The Democratic Republic of the Congo:
Systematic Assessment Is Needed to Determine Agencies' Progress toward U.S. Policy Objectives
GAO-08-188, Dec 14, 2007
In enacting the Democratic Republic of the Congo (DRC) Relief, Security, and Democracy Promotion Act of 2006 (the Act), Congress established 15 U.S. policy objectives to address the DRC's humanitarian, development, economic and natural resource, governance, and security issues and mandated that GAO review actions taken by U.S. agencies to achieve these objectives. In this report, GAO identifies (1) U.S. programs and activities that support the Act's objectives, (2) major challenges hindering the accomplishment of the objectives, and (3) U.S. efforts to assess progress toward the objectives. GAO obtained and analyzed agencies' program documents and met with officials of agencies and nongovernmental organizations (NGO) active in the DRC.
U.S. programs and activities support the Act's policy objectives. In fiscal years 2006 and 2007, respectively, the Departments of Agriculture, Defense, Health and Human Services, State, and the Treasury and the U.S. Agency for International Development (USAID) allocated $217.9 million and $181.5 million for the DRC. About 70 percent of the funds were allocated for programs that support the Act's humanitarian and social development objectives, while the remainder was allocated for programs and activities that support the Act's economic, governance, and security objectives. Although U.S. agencies have not acted on the Act's objective of bilaterally urging nations contributing peacekeeping troops to prosecute abusive peacekeepers, U.S. multilateral actions address this issue. The DRC's unstable security situation, weak governance, mismanagement of its vast natural resources, and lack of infrastructure are major interrelated challenges that impede efforts to achieve the Act's policy objectives. For example, the unstable security situation in the eastern DRC has worsened humanitarian and social problems and forced U.S. and NGO staff to curtail some efforts. The lack of roads has prevented deliveries of needed aid. DRC's weak governance structures prevent the country from meeting the requirements for debt relief and discourage private-sector investment, thus hindering economic growth. The U.S. government has not established a process for systematically assessing its progress toward achieving the Act's policy objectives. While some U.S. agencies collect information about their respective activities in the DRC, no mechanism exists for assessing overall progress. State and USAID are developing a joint planning and budgeting process that may eventually assess all U.S. foreign assistance. However, State's Director of Foreign Assistance has yet to complete the fiscal year 2007 DRC operations plan, which does not include a comprehensive assessment of the collective impact of State and USAID programs and does not address activities funded by other agencies. While a National Security Council-sponsored interagency group discusses DRC policies and helps coordinate some activities, it does not include several relevant agencies and, according to key officials, does not systematically assess progress in the DRC.
- Review Pending
- Closed - implemented
- Closed - not implemented
Recommendation for Executive Action
Recommendation: To provide a basis for informed decisions regarding U.S. allocations for assistance in the DRC as well as any needed bilateral or multilateral actions, the Secretary of State should, through the Director of Foreign Assistance, work with the heads of the other U.S. agencies implementing programs in the DRC to develop a plan for systematically assessing the U.S. government's overall progress toward achieving the Act's objectives.

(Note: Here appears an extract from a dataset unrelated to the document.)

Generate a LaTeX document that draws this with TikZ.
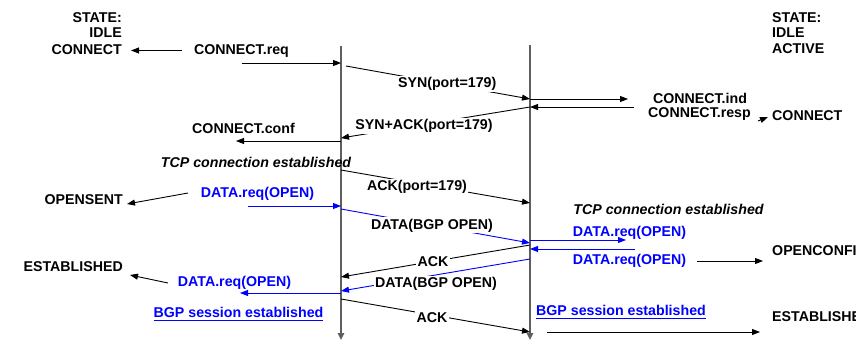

Agency Affected: Department of State
Status: Closed - Not Implemented
Comments: In concurring with the above recommendation, State wrote that the recommendation would be met as the new joint State-U.S. Agency for International Development (USAID) planning and budget process was extended to include other agencies engaged in the DRC. However, State informed us in June 2012 that the State office that oversees the planning and budget process focuses its attention on State and USAID efforts only. In 2009, a State planning and budget official informed us that State had included the DRC in a pilot country planning project that could help address the recommendation. However, in June 2012, State officials informed us that the pilot country planning project had been replaced by a different project that did not include the DRC. State did not provide any evidence that the Secretary of State had otherwise worked with the heads of other agencies active in the DRC specifically to plan the systematic evaluation of overall progress toward achieving the objectives of the DRC Relief, Security, and Democracy Promotion Act of 2006.